Dr. Hamid Nazaripouya standing next to power hardware-in-the-loop grid emulator.

OSU researchers tackling wildfire risks linked to electrical infrastructure

Tuesday, October 8, 2024

Media Contact: Desa James | Communications Coordinator | 405-744-2669 | desa.james@okstate.edu

The growing risk of wildfires associated with electrical infrastructure has become a major national concern.

Power lines are consistently identified as significant contributors to wildfire incidents. To manage this risk effectively, it is crucial to systematically understand the mechanisms by which electrical infrastructure ignites wildfires. 

Assistant professor Hamid Nazaripouya of Oklahoma State University’s College of Engineering, Architecture and Technology has recently been funded by NASA for his project aiming to advance power grid and pre-fire situational awareness by integrating fire-ignition electrical fault data with high-resolution Earth observations of ecological and biophysical factors.  

The project intends to develop an operational approach for assessing the risk of wildfires caused by electrical infrastructure and updating wildfire danger ratings in near-real time. There will be three main focuses for the project: investigation of electrical fault ignition probability, enhanced wildland fire potential mapping and field demonstration of enhanced wildfire risk mapping.  

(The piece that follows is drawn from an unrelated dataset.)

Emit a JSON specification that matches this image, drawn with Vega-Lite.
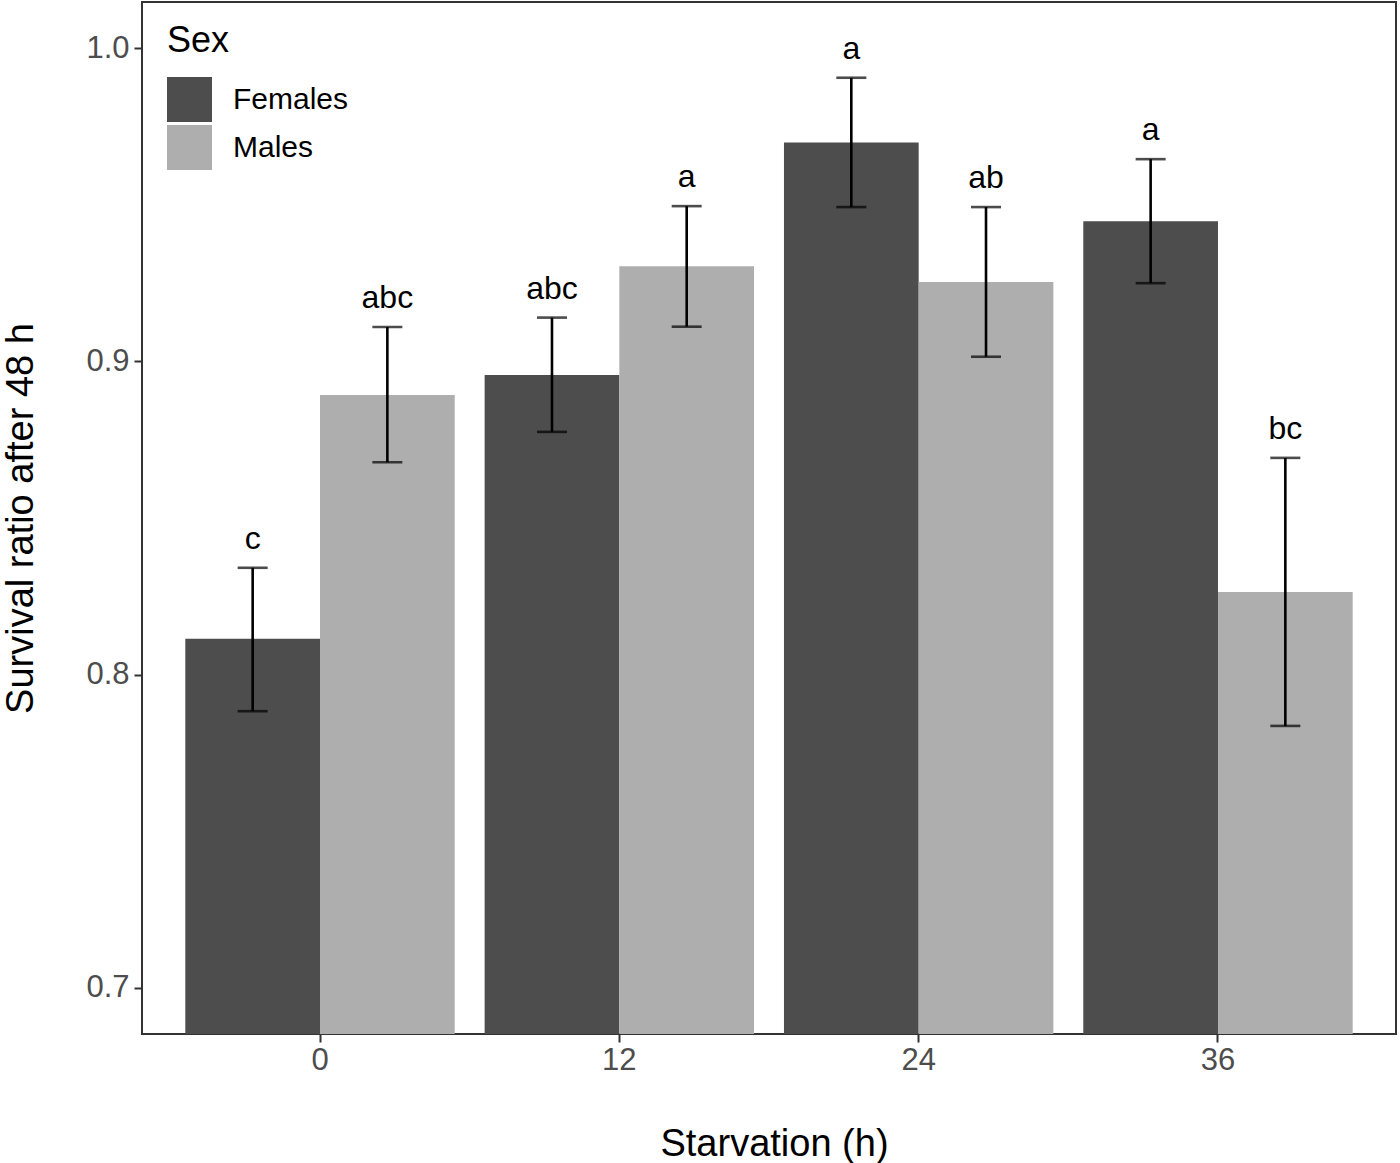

AI generated photo that depicts the electrical infrastructure around wildfires
AI-generated photo depicts the electrical infrastructure around wildfires.

One of the project's innovations involves combining experimental fire ignition tests with a medium-voltage test rig connected to a power-hardware-in-the-loop grid emulator. The team will analyze the dynamics and propagation patterns of ignition and non-ignition electrical fault signatures across various electrical nodes, creating a comprehensive database. This database will then be used to estimate ignition probabilities using machine learning techniques. 

Existing fuel models will be refined by incorporating fine spatial and temporal resolution multispectral data from PlanetScope CubeSats (small satellites). Additionally, new AI-based fire danger indices will be developed, integrating spatial data on fuel types and high-resolution characteristics like vegetation biomass and greenness. This will improve the precision needed for accurate risk assessment of electrical wildfires.  

Collaborating with utility companies and forest services, the project will contribute to the NASA FireSense field campaign mission, advancing wildfire risk mapping through operational field demonstrations. 

Collaboration will play a key role in the project through the invaluable support and specialized knowledge that each investigator and stakeholder including electric utilities, forestry services, fire departments, fire management agencies and an insurance company will bring.

“Our team possesses a wide range of expertise across various fields, including power system fault analysis, fire experimentation, ecology and wildfire modeling, wildland fire management, earth science and remote sensing, risk assessment, and emergency and protective services,” Dr. Nazaripouya said. 

Key partners include Oklahoma Forestry Services, Oklahoma Electric Cooperative and insurance company HAI Group. Additionally, the project benefits from a network of collaborators, which includes Southern California Edison, the USDA Forest Service, CAL FIRE, Hutto Fire Rescue, Rogers Fire Department, CAL FIRE Local 2881, and the International Fire Service Training Association. All of whom, Nazaripouya notes, will lead to the project’s success.  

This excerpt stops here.